水と大盛りごはん

バフサムで泊めてもらった家は、雨水を貯めて生活していた。当然、飲み水と、その他の水は別にしてある。

喉が渇いたので、家の人に聞いてみた。

「これ、飲める水?」

「そうよ」

その時は、きれいな水に慣らされた日本人の弱さを知らなかった。

上から下からの大騒ぎになったのは、次の街に着いてからだった。

「なんか熱っぽい。それに吐き気がする」

日本から持参した粉末のポカリスウェットを水に溶いて飲む。

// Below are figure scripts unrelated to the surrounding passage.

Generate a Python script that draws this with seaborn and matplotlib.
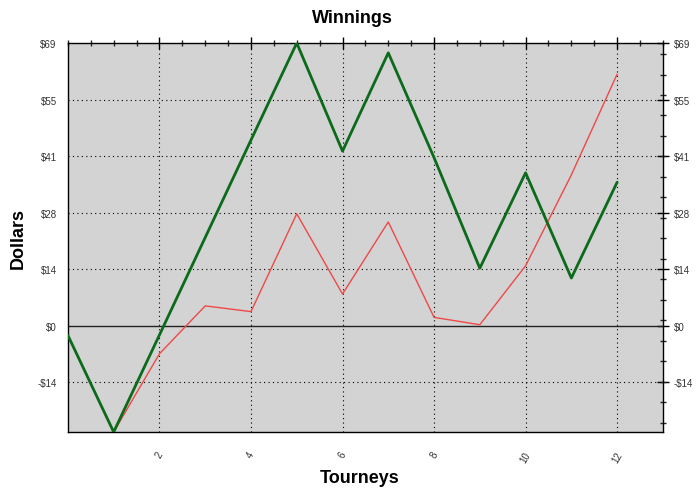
import numpy as np
import pandas as pd
import matplotlib
matplotlib.use("Agg")
import matplotlib.pyplot as plt
import seaborn as sns
from matplotlib.ticker import FixedLocator, MultipleLocator

# values
green_x = [0, 1, 2, 3, 4, 5, 6, 7, 8, 9, 10, 11, 12]
green_y = [-2.4, -26, -2.3, 21.5, 45.3, 69, 42.6, 66.6, 41, 14, 37.3, 11.6, 35]
red_x = [1, 2, 3, 4, 5, 6, 7, 8, 9, 10, 11, 12]
red_y = [-26, -6.9, 4.8, 3.4, 27.3, 7.7, 25.3, 2.0, 0.2, 14.6, 36.8, 61.4]

y_ticks = [-13.8, 0, 13.8, 27.6, 41.4, 55.2, 69]
y_labels = ["-$14", "$0", "$14", "$28", "$41", "$55", "$69"]
x_ticks = [2, 4, 6, 8, 10, 12]

sns.set_style("white")
plt.rcParams['font.family'] = ['Liberation Sans', 'DejaVu Sans']
plt.rcParams['text.color'] = 'black'
plt.rcParams['axes.labelcolor'] = 'black'

fig = plt.figure(figsize=(7, 4.89), dpi=100)
ax = fig.add_axes([0.097, 0.1145, 0.85, 0.7955])
ax.set_facecolor("#d3d3d3")

green = pd.DataFrame({"x": green_x, "y": green_y})
red = pd.DataFrame({"x": red_x, "y": red_y})

# grid lines first so the data sits on top
for v in x_ticks:
    ax.axvline(v, color="black", linestyle=(0, (1, 3)), linewidth=0.8, zorder=1)
for v in y_ticks:
    if v == 0:
        ax.axhline(v, color="#222222", linewidth=1.0, zorder=1)
    else:
        ax.axhline(v, color="black", linestyle=(0, (1, 3)), linewidth=0.8, zorder=1)

sns.lineplot(data=red, x="x", y="y", ax=ax, color="#f04848", linewidth=1.0, zorder=3)
sns.lineplot(data=green, x="x", y="y", ax=ax, color="#0b6b1a", linewidth=2.0, zorder=4)

ax.set_xlim(0, 13)
ax.set_ylim(-26, 69)

ax.set_yticks(y_ticks)
ax.set_yticklabels(y_labels)
ax.yaxis.set_minor_locator(FixedLocator(np.arange(-23.7, 69, 5)))
ax.set_xticks(x_ticks)
ax.set_xticklabels([str(v) for v in x_ticks], rotation=60)
ax.xaxis.set_minor_locator(MultipleLocator(0.5))

ax.tick_params(axis="both", which="major", direction="inout", length=9, width=1,
               labelsize=7, colors="black", labelcolor="#333333",
               top=True, right=True, labelright=True)
ax.tick_params(axis="both", which="minor", direction="inout", length=5, width=1,
               top=True, right=True)
ax.tick_params(axis="x", which="major", pad=8)

for s in ax.spines.values():
    s.set_color("black")
    s.set_linewidth(1)

fig.text(0.503, 0.962, "Winnings", fontsize=13, fontweight="bold",
         ha="center", va="center", color="black")
ax.set_xlabel("Tourneys", fontsize=13, fontweight="bold", labelpad=4, x=0.49)
ax.set_ylabel("Dollars", fontsize=13, fontweight="bold", labelpad=8)

fig.savefig("out.png", dpi=100)
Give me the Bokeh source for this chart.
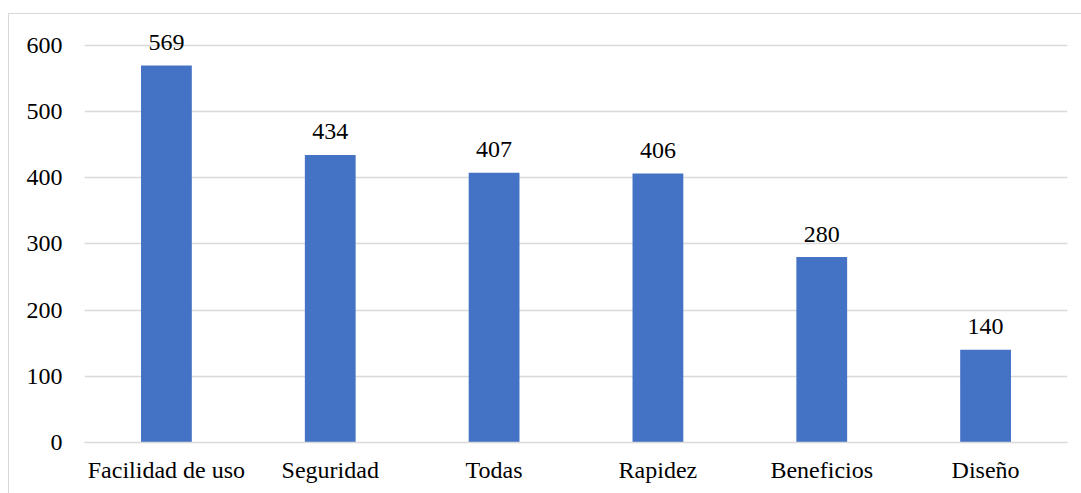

脱水症状を防ぐためだ。

治ったかな、と外出すると、また始まる。この繰り返しだ。

 

こういう時に限って、行く先々でご馳走が出される。出されたものは全部食べないと失礼にあたる、なんて一体誰が言ったんだ。

来客が残したものは子供たちが食べる。子供たちが食べないなら、豚か鶏の餌になる。食べ物を捨てるなんて発想はない。

それにしても現地の人の胃袋は大きい。毎食ごとの大盛りごはんに閉口した私は、市場で内側に赤い線が描いてあるお皿を買った。

「私のごはんは、この赤いラインを出たらいけないことになったの」

買ってきたお皿を夕食前にホストマザーに差し出した。

「誰が決めたルール?」

「わ・た・し」

二十年経った今でもそのお皿は活躍している。